Di dunia kapitalis yang serba mahal, menjadi Rojali dan Rohana adalah tindakan survival yang cerdas.
Dan hey, mereka pun tahu caranya menikmati mall: dengan mata yang terbuka, hati yang legawa, dan kantong yang realistis.
Kalau Anda punya mall, pastikan ada tempat duduk cukup untuk Rojali dan Rohana. Mereka mungkin tidak beli, tapi mereka membawa satu hal penting: keramaian.
Dan keramaian, bagi mall… adalah napas kehidupan. (mall/toko yang terlihat ramai akan menarik pengunjung lain yang mungkin lebih berduit untuk datang belanja)
Bonus: Pernahkah Anda membaca berita seperti ini?
Seorang pria paruh baya, berkaus lusuh dan sandal jepit, masuk ke toko mewah.
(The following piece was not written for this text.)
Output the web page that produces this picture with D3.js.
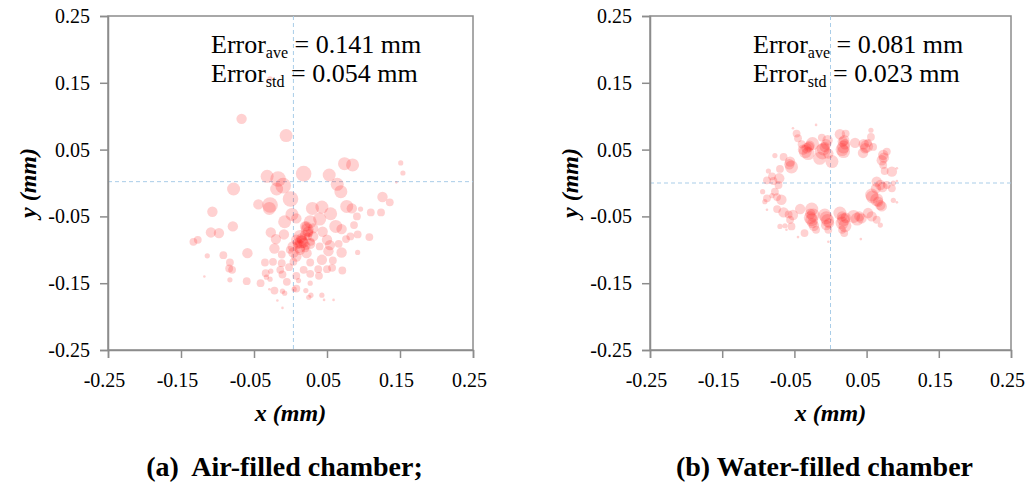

Ia melihat-lihat barang di etalase dengan wajah datar dan langkah pelan. Para penjaga toko mulai saling pandang. Seorang pegawai mendekat dengan wajah datar, memberi isyarat halus agar pria itu "tidak lama-lama" di sana. Ada yang bisik-bisik, ada pula yang sudah bersiap mengarahkan ke pintu keluar.
Namun beberapa menit kemudian, pria itu mengeluarkan dompet kulit tebal, menunjuk jam tangan termahal di toko itu, dan berkata, "Saya ambil yang ini, sekalian dua untuk anak saya. Tolong dibungkus, kirim ke hotel."
Ternyata dia adalah seorang pengusaha sukses dari luar negeri, sedang berlibur tanpa ingin mencolok.
Pesan moralnya?
Jangan remehkan "penampilan".
Jangan curigai yang tak mampu beli.
Dan jangan buru-buru mengusir mereka yang cuma nanya-nanya.
Kadang, yang kelihatan tidak punya… justru "beruang".
Kadang, yang cuma lihat-lihat... sedang menunggu waktu yang tepat.
Dan kadang, yang tampak ingin tahu... justru sedang belajar agar tidak salah pilih saat benar-benar beli.
Rojali dan Rohana tidak selalu berarti "tidak bernilai" untuk bisnis.
Mereka adalah bagian dari denyut sosial ekonomi masyarakat kita.
Siapa tahu, mereka akan kembali... dengan rombongan yang siap beli semua rak di toko Anda.
Tambahan:
Cerita pria sederhana yang membeli produk termahal ini banyak terjadi di berbagai belahan dunia. Salah satunya kisah nyata Richard MontaƱez, mantan petugas kebersihan pabrik yang kemudian menjadi eksekutif Frito-Lay setelah menciptakan Flamin’ Hot Cheetos. Penampilan bukan segalanya.